Dishonesty by Another Name

Open Democracy – Risk, tricky stuff

This is an excellent article – but understanding it will take some concentrated thinking on your part. He takes you through a line of reasoning, step by step. Each step is not hard, but as you go along you will get the uncomfortable feeling that something very fishy and very basic is going on – something that you don’t want to know about.

You will say to yourself “Things can’t be this bad!” and stick your head in the sand, along with everyone else. Or get worked up about something entirely irrelevant – and insist that is the problem instead.

Well boy and girls things are that bad, and the baddest thing of all is our refusal to even try understand it. Let me repeat that: we have made a world so complicated we cannot understand it – because at the same time we have neglected ourselves as people – because we have concentrated on our wonderful things instead.

To put this another way: dishonesty has become systemic, and we cannot get it out of our system. Probably I should have said this first, because most will agree with this formulation.

China’s Real Estate Bubble May Just Have Popped

Foreign Affairs - A host of factors may undermine the country’s economic growth

Paul Krugman has worried about this also. From Foreign Affairs:

In a few cities, such as coastal Wenzhou and coal-rich Ordos, the collapse in property prices has sparked a full-blown credit crisis, with reports of ruined businessmen leaping off building rooftops; some are fleeing the country.

Sound familiar?

I have been writing about Our Monkey Brains, but so far no one has been interested. The general consensus is that if we ignore our problems – they will go away, all by themselves.

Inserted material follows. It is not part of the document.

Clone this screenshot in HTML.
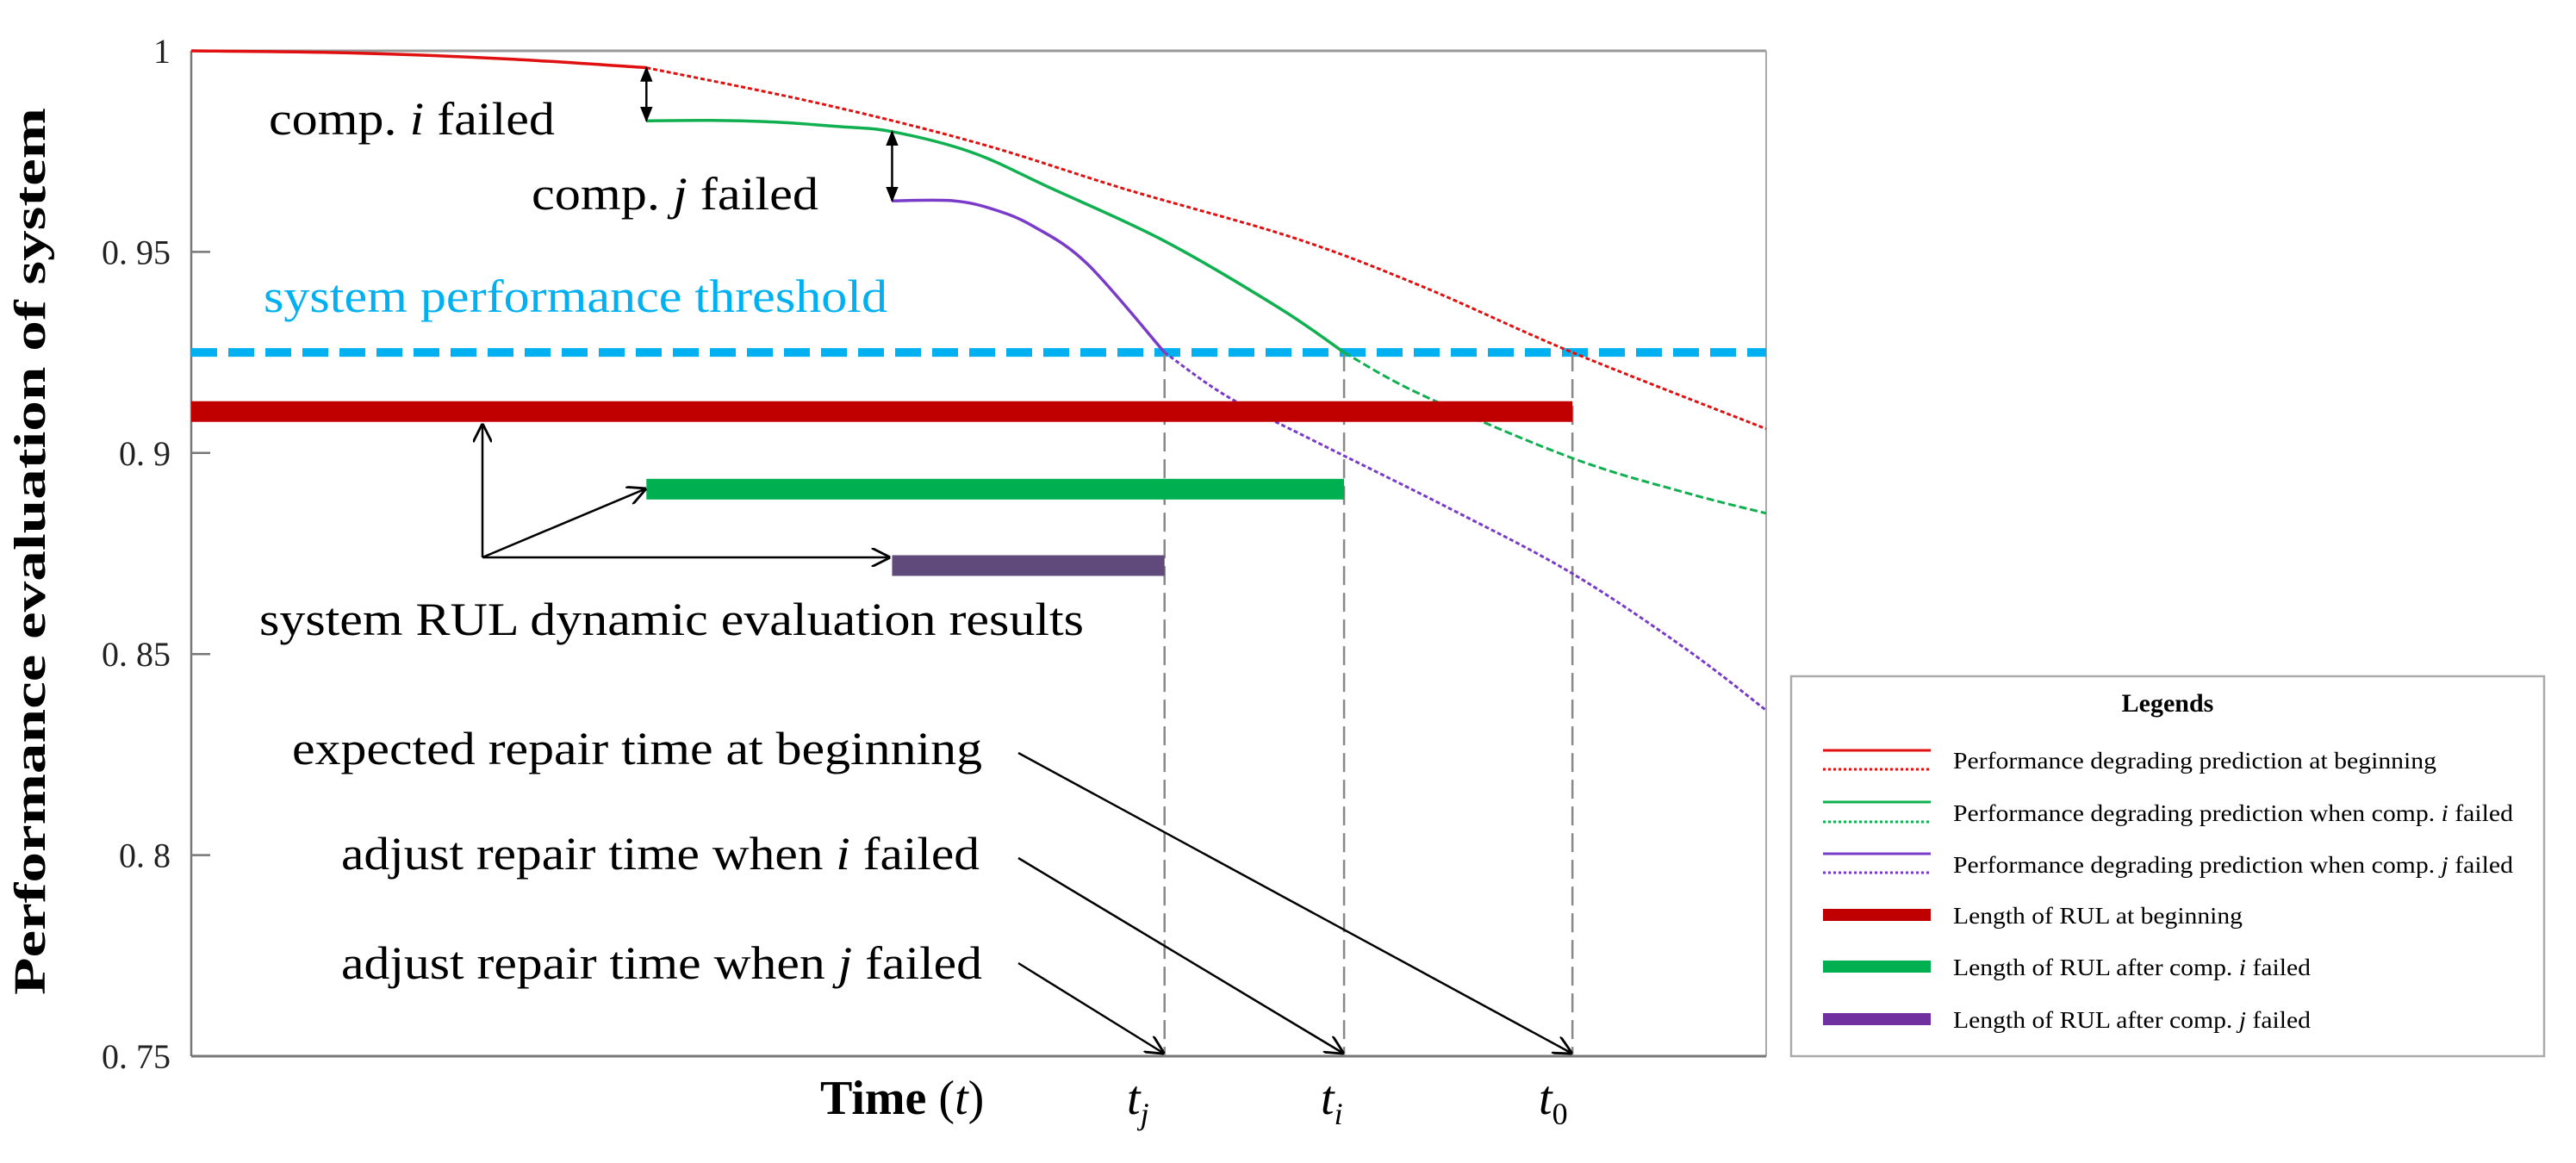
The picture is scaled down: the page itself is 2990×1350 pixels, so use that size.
<!DOCTYPE html>
<html><head><meta charset="utf-8">
<style>
html,body{margin:0;padding:0;background:#fff;}
svg{display:block;font-family:"Liberation Serif",serif;}
</style></head>
<body>
<svg id="chart" width="2990" height="1350" viewBox="0 0 2990 1350" xmlns="http://www.w3.org/2000/svg">
<defs>
<marker id="ah" viewBox="0 0 10 10" refX="9" refY="5" markerWidth="22" markerHeight="22" markerUnits="userSpaceOnUse" orient="auto-start-reverse">
<path d="M0,0 L10,5 L0,10" fill="none" stroke="#000" stroke-width="1.3"/></marker>
<marker id="ahf" viewBox="0 0 10 10" refX="9" refY="5" markerWidth="18" markerHeight="18" markerUnits="userSpaceOnUse" orient="auto-start-reverse">
<path d="M0,1 L10,5 L0,9 Z" fill="#000"/></marker>
</defs>
<g id="plot"></g>
</svg>
<script>
// ---- data ----
const yTicks = [1, 0.95, 0.9, 0.85, 0.8, 0.75];
const yTickLabels = ["1", "0. 95", "0. 9", "0. 85", "0. 8", "0. 75"];
const redT = [0, 10, 20, 28.9, 39.8, 50, 59.4, 70, 78.1, 87.7, 100];
const redV = [1, 0.9995, 0.998, 0.9958, 0.987, 0.977, 0.9655, 0.9535, 0.9415, 0.925, 0.906];
const greenT = [28.9, 33, 37, 41, 44.5, 49.6, 54.5, 61.8, 69.1, 73.2, 78.1, 87.7, 95, 100];
const greenV = [0.9826, 0.9827, 0.9823, 0.9812, 0.9799, 0.9747, 0.966, 0.9527, 0.936, 0.925, 0.9145, 0.8987, 0.890, 0.885];
const purpleT = [44.5, 48.4, 51, 53.5, 56.9, 61.8, 65.8, 71.3, 80, 87.7, 95, 100];
const purpleV = [0.9627, 0.9627, 0.9605, 0.9563, 0.947, 0.925, 0.914, 0.903, 0.886, 0.870, 0.851, 0.836];
const splitT = [28.9, 73.2, 61.8];   // solid -> predicted boundary
const threshold = 0.925;
const barStart = [0, 28.9, 44.5];
const barEnd = [87.7, 73.2, 61.8];
const barLevel = [0.9103, 0.891, 0.872];
const timeMarks = [61.8, 73.2, 87.7];

// ---- scales ----
const X0 = 222, X1 = 2050, Y0 = 59, Y1 = 1226;
const x = t => X0 + t / 100 * (X1 - X0);
const y = v => Y0 + (1 - v) / 0.25 * (Y1 - Y0);
const NS = "http://www.w3.org/2000/svg";
const g = document.getElementById('plot');
function mk(tag, attrs, parent) {
  const e = document.createElementNS(NS, tag);
  for (const k in attrs) e.setAttribute(k, attrs[k]);
  (parent || g).appendChild(e);
  return e;
}
function smooth(pts) {
  let d = `M${pts[0][0]},${pts[0][1]}`;
  for (let i = 0; i < pts.length - 1; i++) {
    const p0 = pts[Math.max(0, i - 1)], p1 = pts[i], p2 = pts[i + 1], p3 = pts[Math.min(pts.length - 1, i + 2)];
    const c1x = p1[0] + (p2[0] - p0[0]) / 6, c1y = p1[1] + (p2[1] - p0[1]) / 6;
    const c2x = p2[0] - (p3[0] - p1[0]) / 6, c2y = p2[1] - (p3[1] - p1[1]) / 6;
    d += ` C${c1x},${c1y} ${c2x},${c2y} ${p2[0]},${p2[1]}`;
  }
  return d;
}

let e = mk('line', {x1: X0, y1: Y0, x2: X1, y2: Y0, stroke: '#999', 'stroke-width': 3});
 
e = mk('line', {x1: X1, y1: Y0, x2: X1, y2: Y1, stroke: '#aaa', 'stroke-width': 2});
 
e = mk('line', {x1: X0, y1: Y0, x2: X0, y2: Y1, stroke: '#777', 'stroke-width': 2.5});
 
e = mk('line', {x1: X0, y1: Y1, x2: X1, y2: Y1, stroke: '#777', 'stroke-width': 3});
 

yTicks.forEach((v, i) => {
  const t = mk('line', {x1: X0, y1: y(v), x2: X0 + 22, y2: y(v), stroke: '#777', 'stroke-width': 2.5});
  
  
  const l = mk('text', {x: 198, y: y(v) + 14, 'text-anchor': 'end', 'font-size': 40, fill: '#222'});
  l.textContent = yTickLabels[i];
  
  
});

e = mk('line', {x1: X0, y1: y(threshold), x2: X1, y2: y(threshold), stroke: '#00b0f0', 'stroke-width': 10, 'stroke-dasharray': '30 13'});
 

timeMarks.forEach(t => {
  const l = mk('line', {x1: x(t), y1: y(threshold), x2: x(t), y2: Y1, stroke: '#888', 'stroke-width': 2.5, 'stroke-dasharray': '22 9'});
  
  
});

function drawCurve(T, V, split, color, name, dash) {
  const solid = [], pred = [];
  T.forEach((t, i) => {
    if (t <= split) solid.push([x(t), y(V[i])]);
    if (t >= split) pred.push([x(t), y(V[i])]);
  });
  const a = mk('path', {d: smooth(solid), fill: 'none', stroke: color, 'stroke-width': 3.5});
  
  
  const b = mk('path', {d: smooth(pred), fill: 'none', stroke: color, 'stroke-width': 3, 'stroke-dasharray': dash});
  
  
}
drawCurve(redT, redV, splitT[0], '#e01010', 'red-curve', '5 3');
drawCurve(greenT, greenV, splitT[1], '#10b050', 'green-curve', '9 4');
drawCurve(purpleT, purpleV, splitT[2], '#7a3cc8', 'purple-curve', '5 3');

const barColors = ['#c00000', '#00b050', '#604a7b'];
const barNames = ['rul-bar-beginning', 'rul-bar-comp-i', 'rul-bar-comp-j'];
barLevel.forEach((v, i) => {
  const r = mk('rect', {x: x(barStart[i]), y: y(v) - 12, width: x(barEnd[i]) - x(barStart[i]), height: 24, fill: barColors[i]});
  
  
});

e = mk('line', {x1: x(28.9), y1: y(redV[3]), x2: x(28.9), y2: y(greenV[0]), stroke: '#000', 'stroke-width': 2.5, 'marker-start': 'url(#ahf)', 'marker-end': 'url(#ahf)'});
 
e = mk('line', {x1: x(44.5), y1: y(greenV[4]), x2: x(44.5), y2: y(purpleV[0]), stroke: '#000', 'stroke-width': 2.5, 'marker-start': 'url(#ahf)', 'marker-end': 'url(#ahf)'});
 

e = mk('line', {x1: 560, y1: 647, x2: 560, y2: y(barLevel[0]) + 16, stroke: '#000', 'stroke-width': 2.5, 'marker-end': 'url(#ah)'});
 
e = mk('line', {x1: 560, y1: 647, x2: x(barStart[1]) - 2, y2: y(barLevel[1]), stroke: '#000', 'stroke-width': 2.5, 'marker-end': 'url(#ah)'});
 
e = mk('line', {x1: 560, y1: 647, x2: x(barStart[2]) - 4, y2: 647, stroke: '#000', 'stroke-width': 2.5, 'marker-end': 'url(#ah)'});
 

[[874, 87.7], [996, 73.2], [1118, 61.8]].forEach(p => {
  const l = mk('line', {x1: 1182, y1: p[0], x2: x(p[1]) - 2, y2: Y1 - 4, stroke: '#000', 'stroke-width': 2.5, 'marker-end': 'url(#ah)'});
  
  
});
</script>

<svg style="position:absolute;left:0;top:0" width="2990" height="1350" viewBox="0 0 2990 1350" xmlns="http://www.w3.org/2000/svg" font-family="Liberation Serif, serif">
<text x="52" y="640" transform="rotate(-90 52 640)" text-anchor="middle" font-size="52" font-weight="bold" textLength="1030" lengthAdjust="spacingAndGlyphs">Performance evaluation of system</text>
<text x="312" y="156" font-size="54" textLength="332" lengthAdjust="spacingAndGlyphs">comp. <tspan font-style="italic">i</tspan> failed</text>
<text x="617" y="243" font-size="54" textLength="333" lengthAdjust="spacingAndGlyphs">comp. <tspan font-style="italic">j</tspan> failed</text>
<text x="306" y="362" font-size="54" fill="#00b0f0" textLength="724" lengthAdjust="spacingAndGlyphs">system performance threshold</text>
<text x="301" y="737" font-size="54" textLength="957" lengthAdjust="spacingAndGlyphs">system RUL dynamic evaluation results</text>
<text x="339" y="887" font-size="54" textLength="801" lengthAdjust="spacingAndGlyphs">expected repair time at beginning</text>
<text x="396" y="1009" font-size="54" textLength="741" lengthAdjust="spacingAndGlyphs">adjust repair time when <tspan font-style="italic">i</tspan> failed</text>
<text x="396" y="1136" font-size="54" textLength="744" lengthAdjust="spacingAndGlyphs">adjust repair time when <tspan font-style="italic">j</tspan> failed</text>
<text x="952" y="1293" font-size="56"><tspan font-weight="bold">Time</tspan> (<tspan font-style="italic">t</tspan>)</text>
<text x="1308" y="1293" font-size="56" font-style="italic">t<tspan font-size="36" dy="12">j</tspan></text>
<text x="1533" y="1293" font-size="56" font-style="italic">t<tspan font-size="36" dy="12">i</tspan></text>
<text x="1786" y="1293" font-size="56" font-style="italic">t<tspan font-size="36" dy="12" font-style="normal">0</tspan></text>

<g>
<rect x="2079" y="785" width="874" height="441" fill="#fff" stroke="#aaa" stroke-width="2.5"/>
<text x="2516" y="826" text-anchor="middle" font-size="30" font-weight="bold">Legends</text>
<g>
<line x1="2116" y1="871" x2="2241" y2="871" stroke="#e01010" stroke-width="3"/>
<line x1="2116" y1="893" x2="2241" y2="893" stroke="#e01010" stroke-width="3" stroke-dasharray="3 3"/>
<text x="2267" y="892" font-size="27" textLength="561" lengthAdjust="spacingAndGlyphs">Performance degrading prediction at beginning</text></g>
<g>
<line x1="2116" y1="931" x2="2241" y2="931" stroke="#10b050" stroke-width="3"/>
<line x1="2116" y1="954" x2="2241" y2="954" stroke="#10b050" stroke-width="3" stroke-dasharray="3 3"/>
<text x="2267" y="953" font-size="27" textLength="650" lengthAdjust="spacingAndGlyphs">Performance degrading prediction when comp. <tspan font-style="italic">i</tspan> failed</text></g>
<g>
<line x1="2116" y1="991" x2="2241" y2="991" stroke="#7a3cc8" stroke-width="3"/>
<line x1="2116" y1="1013" x2="2241" y2="1013" stroke="#7a3cc8" stroke-width="3" stroke-dasharray="3 3"/>
<text x="2267" y="1013" font-size="27" textLength="650" lengthAdjust="spacingAndGlyphs">Performance degrading prediction when comp. <tspan font-style="italic">j</tspan> failed</text></g>
<g>
<rect x="2116" y="1055" width="125" height="14" fill="#c00000"/>
<text x="2267" y="1072" font-size="27" textLength="336" lengthAdjust="spacingAndGlyphs">Length of RUL at beginning</text></g>
<g>
<rect x="2116" y="1115" width="125" height="14" fill="#00b050"/>
<text x="2267" y="1132" font-size="27" textLength="415" lengthAdjust="spacingAndGlyphs">Length of RUL after comp. <tspan font-style="italic">i</tspan> failed</text></g>
<g>
<rect x="2116" y="1176" width="125" height="14" fill="#7030a0"/>
<text x="2267" y="1193" font-size="27" textLength="415" lengthAdjust="spacingAndGlyphs">Length of RUL after comp. <tspan font-style="italic">j</tspan> failed</text></g>
</g>
</svg>
</body></html>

Americans Have No Control of Their World, and Don’t Seem to Want to

This is strange; the people at the top are obsessed with control; but no one else is the least bit interested in it. Being controlled seems to be what they want. They are flattered that powerful people want to control them; and are willing to entertain them for free – or at least for very little. They watch on as powerful forces combat each other, like spectators at a gladiator fight.

That they are the losers, no matter what happens, does not occur to them.

I can even see this happening in the Orosi Valley, an area area of little economic importance. Costa Rica was lately part of the Central American Free Trade Agreement, that was negotiated with the United States. Like all these so-called free trade agreements, it was not about free trade at all. It was negotiated, in secret, between the rich and powerful in Central America and their American counterparts.

The legislatures of Costa Rica and America were under extreme pressure to ratify it – which they did in record time. One of the effects of this treaty was to open up the telecommunications market, which had been a govenment monopoly, to foreign companies. This, in itself, was a fine thing - the government agency was completely incompetent.

What happened was that foreign companies eyed the market, and decided to go for the most profitable part of it – the cell phone market. The infatuation of people in undeveloped countries for cell phones is hard to imagine. They will sell their bodies to get one – if their bodies have any value. As they see it, it makes them all-powerful for a modest monthly payment.

Just down the road, in a tiny town, there already was a communications tower built by the government monopoly. A Spanish conglomerate immediately built a new one, and another one will soon be built – for cell phones only. This may sound like a fine thing to you – competition for the consumer’s business. But it can also be seen as a scramble for control – with the consumer’s role being nothing more than the resource being scrambled for. Before, they were small, independent coffee farmers. Now they are only pawns in the marketplace.

They have no control at all. They may get improved cell phone rates for awhile, but in the long run – which is what these companies are looking at – the Big Money will be in control, and they will have none. Foreign companies will be sucking money out of Costa Rica as fast as they can. The gap between the rich and the poor will become greater then ever. And the rich and powerful will become more powerful than before.

I have been speaking of Costa Rica, when I started out talking about America. But Costa Rica is only an economic satellite of America. It is trying to realign itself with China – but even if that succeeds, it will not be any better off.

They should be concentrating on keeping control of their own country – but like people everywhere, they are finding this impossible. They are selling themselves to the highest bidder – but since so many other countries are already doing this, they are not getting much in return.

Control has gone elsewhere and they don’t even want to know where it has gone.

Growth is Destructive

The growth I am referring to here is economic growth, usually measured as the GNP. An almost mystical meaning has been attached to this number; it would be no exaggeration to say that we worship it. But it is nothing more than our obsession to have more, more, more. But as a result we have ended up with less, less, less – especially less of ourselves.

This is not hard to understand, when you look at what actually happened. America is a textbook case. Before the White Men came, it was as rich in natural resources as a land could be. But this was only considered wilderness by them, and they proceeded to destroy it and convert it into something useful, such as farmland. Ecologically, this was a disaster – but they had no sense of ecology, only of profit. And they pursued that single-mindedly.

These people are now called pioneers, but for the people already here they were simply destroyers – of them, especially. Some of the richest ecosystems on earth were destroyed completely. Eventually a few wilderness areas were preserved – mainly because they had little economic value. These pioneers did not feel guilty at all – quite to the contrary, they felt proud of themselves for developing the land. The only regrets they had was that they could not develop it faster.

This mindset was, and is, crucial – something we should be striving to understand. But we cannot, because it also destroyed the mindset that proceeded it – the beginning of the Modern world that we call the Renaissance and Humanism. The details of this destruction are complicated, and include the Reformation and the Enlightenment. But the effects of the final result, the Industrial Revolution, were clear enough – we were turned into destroyers, through and through. And we thought this was normal behavior.

What I have described is what happened in Northern Europe, but what happened in Southern Europe was no better. The people who discovered and exploited the New World were some of the most ruthless in history. Latin America will never recover from their heritage.

To put this another way, a new kind of person was created that was not human, but something else we cannot even comprehend. But whatever they are, they are not interested in knowing about themselves. As I said in the beginning, they just want more.

Ironically, they ended up with less – for a simple reason: because their exploitation had destroyed the natural resources they had plundered – especially their human resources.